New FDA Guidance Document: Consensus Standards. The FDA recently
published a new guidance document for medical device manufacturers that
rely on recognized consensus standards in their premarket submissions.
Conformity to consensus standards may reduce the amount of documentation
and time necessary to complete the premarket review process. A current
list of FDA recognized standards can be found at
www.accessdata.fda.gov/scripts/cdrh/cfdocs/cfStandards/search.cfm. The new guidance document, "Recognition and Use of Consensus
Standards; Guidance for Industry and FDA Staff," can be viewed at
www.fda.gov/cdrh/osel/guidance/321.pdf. Additional
information is available at www.fdanews.com.

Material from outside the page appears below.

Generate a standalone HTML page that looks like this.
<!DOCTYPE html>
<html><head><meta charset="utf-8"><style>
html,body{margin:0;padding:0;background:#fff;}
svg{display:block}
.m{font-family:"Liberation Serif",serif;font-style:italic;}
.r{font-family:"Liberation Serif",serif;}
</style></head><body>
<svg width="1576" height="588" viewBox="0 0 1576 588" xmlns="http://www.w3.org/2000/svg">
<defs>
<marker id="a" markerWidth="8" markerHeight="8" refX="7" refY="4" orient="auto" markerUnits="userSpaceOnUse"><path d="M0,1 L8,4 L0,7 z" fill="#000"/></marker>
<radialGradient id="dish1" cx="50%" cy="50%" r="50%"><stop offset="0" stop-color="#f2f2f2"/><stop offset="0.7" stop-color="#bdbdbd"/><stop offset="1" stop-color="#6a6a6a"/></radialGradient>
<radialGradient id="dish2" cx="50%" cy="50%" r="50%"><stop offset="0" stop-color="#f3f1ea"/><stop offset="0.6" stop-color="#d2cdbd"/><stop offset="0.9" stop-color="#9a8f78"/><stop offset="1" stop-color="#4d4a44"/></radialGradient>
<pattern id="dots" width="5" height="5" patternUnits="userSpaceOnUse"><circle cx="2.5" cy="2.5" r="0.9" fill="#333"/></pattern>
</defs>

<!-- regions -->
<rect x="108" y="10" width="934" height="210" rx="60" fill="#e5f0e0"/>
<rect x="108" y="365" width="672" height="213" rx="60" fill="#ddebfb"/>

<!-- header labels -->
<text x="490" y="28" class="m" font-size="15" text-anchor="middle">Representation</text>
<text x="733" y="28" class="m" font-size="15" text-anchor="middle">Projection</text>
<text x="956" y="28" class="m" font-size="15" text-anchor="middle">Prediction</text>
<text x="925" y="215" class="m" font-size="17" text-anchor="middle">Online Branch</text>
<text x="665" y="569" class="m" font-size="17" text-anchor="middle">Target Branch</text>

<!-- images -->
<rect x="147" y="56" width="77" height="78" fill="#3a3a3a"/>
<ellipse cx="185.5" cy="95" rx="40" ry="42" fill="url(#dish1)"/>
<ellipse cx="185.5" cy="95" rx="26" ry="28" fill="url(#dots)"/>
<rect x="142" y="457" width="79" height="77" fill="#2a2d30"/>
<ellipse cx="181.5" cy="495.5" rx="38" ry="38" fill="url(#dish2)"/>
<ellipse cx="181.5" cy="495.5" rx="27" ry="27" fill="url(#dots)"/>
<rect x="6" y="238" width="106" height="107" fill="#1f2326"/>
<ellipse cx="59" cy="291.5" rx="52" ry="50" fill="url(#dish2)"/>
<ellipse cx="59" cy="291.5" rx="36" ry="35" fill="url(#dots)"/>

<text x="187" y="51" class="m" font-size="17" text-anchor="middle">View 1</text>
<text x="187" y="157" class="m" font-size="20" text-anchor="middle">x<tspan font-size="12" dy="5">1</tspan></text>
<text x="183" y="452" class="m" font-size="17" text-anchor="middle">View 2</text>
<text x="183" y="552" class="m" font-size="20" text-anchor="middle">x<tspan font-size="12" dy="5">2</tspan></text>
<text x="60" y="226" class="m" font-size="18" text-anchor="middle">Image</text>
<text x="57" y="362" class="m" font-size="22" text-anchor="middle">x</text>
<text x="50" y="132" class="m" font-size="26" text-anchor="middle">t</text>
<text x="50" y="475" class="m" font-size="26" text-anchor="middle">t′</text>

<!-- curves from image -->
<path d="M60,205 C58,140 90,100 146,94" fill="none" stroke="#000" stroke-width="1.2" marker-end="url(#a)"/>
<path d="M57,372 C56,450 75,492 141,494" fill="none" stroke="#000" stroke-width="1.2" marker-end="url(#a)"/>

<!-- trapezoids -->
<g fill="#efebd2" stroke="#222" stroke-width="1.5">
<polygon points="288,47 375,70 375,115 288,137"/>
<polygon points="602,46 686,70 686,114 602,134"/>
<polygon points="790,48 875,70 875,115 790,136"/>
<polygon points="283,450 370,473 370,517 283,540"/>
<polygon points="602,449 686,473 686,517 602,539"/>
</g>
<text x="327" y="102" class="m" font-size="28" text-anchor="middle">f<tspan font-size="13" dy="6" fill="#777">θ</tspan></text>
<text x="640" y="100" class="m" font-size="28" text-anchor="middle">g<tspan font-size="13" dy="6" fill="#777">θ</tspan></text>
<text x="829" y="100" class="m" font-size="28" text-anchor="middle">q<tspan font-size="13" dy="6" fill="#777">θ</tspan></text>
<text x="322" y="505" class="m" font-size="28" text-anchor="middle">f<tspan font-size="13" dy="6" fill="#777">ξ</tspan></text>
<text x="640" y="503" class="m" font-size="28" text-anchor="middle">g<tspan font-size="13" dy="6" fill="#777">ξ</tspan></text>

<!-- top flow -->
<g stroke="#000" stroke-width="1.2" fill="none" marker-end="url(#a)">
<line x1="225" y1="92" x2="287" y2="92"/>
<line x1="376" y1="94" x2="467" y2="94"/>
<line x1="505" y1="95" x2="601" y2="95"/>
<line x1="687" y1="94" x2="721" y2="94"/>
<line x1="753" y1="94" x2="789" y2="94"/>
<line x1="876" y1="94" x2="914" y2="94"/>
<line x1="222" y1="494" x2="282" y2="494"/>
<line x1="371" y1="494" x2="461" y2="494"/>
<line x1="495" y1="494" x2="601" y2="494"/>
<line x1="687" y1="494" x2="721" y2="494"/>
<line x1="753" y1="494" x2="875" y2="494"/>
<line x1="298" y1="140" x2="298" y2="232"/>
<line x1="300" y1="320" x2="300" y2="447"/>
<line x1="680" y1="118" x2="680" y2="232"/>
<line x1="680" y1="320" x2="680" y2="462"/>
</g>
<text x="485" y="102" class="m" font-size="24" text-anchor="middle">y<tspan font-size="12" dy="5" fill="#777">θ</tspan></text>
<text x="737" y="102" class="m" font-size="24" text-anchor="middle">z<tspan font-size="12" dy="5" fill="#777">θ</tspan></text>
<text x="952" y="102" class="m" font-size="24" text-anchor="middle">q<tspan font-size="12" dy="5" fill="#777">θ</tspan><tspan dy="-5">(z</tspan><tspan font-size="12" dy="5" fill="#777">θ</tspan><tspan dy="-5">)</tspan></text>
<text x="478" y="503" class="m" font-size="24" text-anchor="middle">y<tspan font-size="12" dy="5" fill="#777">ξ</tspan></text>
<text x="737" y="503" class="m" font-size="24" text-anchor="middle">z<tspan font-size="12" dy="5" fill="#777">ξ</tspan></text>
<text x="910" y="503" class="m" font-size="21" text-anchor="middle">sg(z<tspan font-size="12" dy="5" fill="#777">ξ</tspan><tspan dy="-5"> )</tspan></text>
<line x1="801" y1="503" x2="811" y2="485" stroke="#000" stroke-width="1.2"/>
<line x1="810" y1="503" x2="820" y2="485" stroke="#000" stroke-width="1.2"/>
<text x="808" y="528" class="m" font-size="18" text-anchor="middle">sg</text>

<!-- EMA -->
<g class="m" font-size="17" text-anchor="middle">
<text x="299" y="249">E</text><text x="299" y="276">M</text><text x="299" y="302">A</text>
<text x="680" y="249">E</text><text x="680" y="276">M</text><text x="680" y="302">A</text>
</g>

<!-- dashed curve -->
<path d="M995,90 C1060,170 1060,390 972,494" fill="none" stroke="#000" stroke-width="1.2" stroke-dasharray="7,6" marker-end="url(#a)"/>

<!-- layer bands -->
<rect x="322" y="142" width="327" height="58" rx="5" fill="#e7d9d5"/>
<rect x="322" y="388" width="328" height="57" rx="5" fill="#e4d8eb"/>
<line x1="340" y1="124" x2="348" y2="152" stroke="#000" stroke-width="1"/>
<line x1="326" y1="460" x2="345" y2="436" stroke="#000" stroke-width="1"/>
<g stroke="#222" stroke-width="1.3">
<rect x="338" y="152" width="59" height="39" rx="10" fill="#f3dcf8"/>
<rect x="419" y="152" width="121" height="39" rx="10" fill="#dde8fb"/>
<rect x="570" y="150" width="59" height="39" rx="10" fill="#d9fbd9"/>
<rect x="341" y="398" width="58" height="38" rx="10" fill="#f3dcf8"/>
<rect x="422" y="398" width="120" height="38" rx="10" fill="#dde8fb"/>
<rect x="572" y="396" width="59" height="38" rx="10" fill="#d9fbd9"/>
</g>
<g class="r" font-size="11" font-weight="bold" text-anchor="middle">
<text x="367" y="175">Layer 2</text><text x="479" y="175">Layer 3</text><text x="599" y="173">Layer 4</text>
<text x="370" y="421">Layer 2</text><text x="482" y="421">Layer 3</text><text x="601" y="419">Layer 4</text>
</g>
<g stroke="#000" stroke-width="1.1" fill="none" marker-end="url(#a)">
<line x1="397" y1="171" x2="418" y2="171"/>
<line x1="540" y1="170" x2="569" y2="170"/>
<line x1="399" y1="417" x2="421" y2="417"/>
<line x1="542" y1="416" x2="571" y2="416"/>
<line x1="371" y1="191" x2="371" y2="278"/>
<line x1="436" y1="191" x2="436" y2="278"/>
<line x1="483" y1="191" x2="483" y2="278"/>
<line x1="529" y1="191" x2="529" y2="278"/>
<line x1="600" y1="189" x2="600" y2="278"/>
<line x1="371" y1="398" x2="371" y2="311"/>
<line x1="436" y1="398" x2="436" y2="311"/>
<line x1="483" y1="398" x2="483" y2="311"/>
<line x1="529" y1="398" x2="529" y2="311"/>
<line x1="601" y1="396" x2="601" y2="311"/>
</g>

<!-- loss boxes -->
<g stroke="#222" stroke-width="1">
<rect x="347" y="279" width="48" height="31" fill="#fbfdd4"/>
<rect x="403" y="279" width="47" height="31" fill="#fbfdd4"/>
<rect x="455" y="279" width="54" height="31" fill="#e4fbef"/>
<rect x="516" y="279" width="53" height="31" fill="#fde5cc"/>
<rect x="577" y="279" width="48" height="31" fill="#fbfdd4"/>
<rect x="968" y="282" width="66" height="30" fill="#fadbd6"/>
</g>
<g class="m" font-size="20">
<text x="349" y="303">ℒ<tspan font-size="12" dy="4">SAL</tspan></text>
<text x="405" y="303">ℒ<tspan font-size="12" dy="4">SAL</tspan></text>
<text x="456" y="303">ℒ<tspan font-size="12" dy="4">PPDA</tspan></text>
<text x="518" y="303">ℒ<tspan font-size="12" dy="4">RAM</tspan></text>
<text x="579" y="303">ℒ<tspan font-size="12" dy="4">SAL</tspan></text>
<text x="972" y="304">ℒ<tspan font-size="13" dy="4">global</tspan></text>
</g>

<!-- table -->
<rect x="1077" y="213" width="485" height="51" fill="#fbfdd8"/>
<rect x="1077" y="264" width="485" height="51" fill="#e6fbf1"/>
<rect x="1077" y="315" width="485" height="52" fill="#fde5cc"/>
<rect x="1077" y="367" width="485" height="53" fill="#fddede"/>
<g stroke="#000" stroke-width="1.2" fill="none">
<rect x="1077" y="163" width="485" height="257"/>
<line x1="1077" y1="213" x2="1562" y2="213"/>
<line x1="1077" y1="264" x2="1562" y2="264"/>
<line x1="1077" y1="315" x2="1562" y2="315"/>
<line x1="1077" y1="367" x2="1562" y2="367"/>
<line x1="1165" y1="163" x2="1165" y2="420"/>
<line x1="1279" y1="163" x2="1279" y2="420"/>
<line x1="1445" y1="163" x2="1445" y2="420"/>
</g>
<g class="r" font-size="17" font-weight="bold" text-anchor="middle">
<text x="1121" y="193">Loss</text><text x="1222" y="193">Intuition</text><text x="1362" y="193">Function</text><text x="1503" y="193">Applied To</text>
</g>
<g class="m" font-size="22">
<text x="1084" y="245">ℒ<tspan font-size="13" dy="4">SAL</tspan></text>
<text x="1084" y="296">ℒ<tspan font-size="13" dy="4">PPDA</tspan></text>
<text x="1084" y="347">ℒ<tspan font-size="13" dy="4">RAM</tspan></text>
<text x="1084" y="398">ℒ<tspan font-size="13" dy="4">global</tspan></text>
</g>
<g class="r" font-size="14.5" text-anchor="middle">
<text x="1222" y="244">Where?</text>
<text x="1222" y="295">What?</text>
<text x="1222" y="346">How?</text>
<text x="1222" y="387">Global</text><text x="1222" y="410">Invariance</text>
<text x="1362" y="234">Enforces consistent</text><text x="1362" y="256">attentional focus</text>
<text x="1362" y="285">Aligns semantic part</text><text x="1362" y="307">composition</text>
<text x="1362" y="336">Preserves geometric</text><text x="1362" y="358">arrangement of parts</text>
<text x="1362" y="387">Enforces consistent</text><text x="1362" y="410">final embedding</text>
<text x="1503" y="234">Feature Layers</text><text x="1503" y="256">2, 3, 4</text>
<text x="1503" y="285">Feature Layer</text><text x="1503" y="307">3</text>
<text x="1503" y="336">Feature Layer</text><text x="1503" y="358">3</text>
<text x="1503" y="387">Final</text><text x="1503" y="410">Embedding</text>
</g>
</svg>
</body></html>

Proposed eMDR Rule Due in February. The FDA expects to release a new
proposed rule in February 2008 to make electronic medical device
reporting ("eMDR") mandatory. The proposed rule is expected to give
companies one year from issuance of the final rule to begin using eMDR.
The agency does not expect medical device firms to experience difficulty
making the transition to an electronic reporting form. Additional
information is available at www.fdanews.com.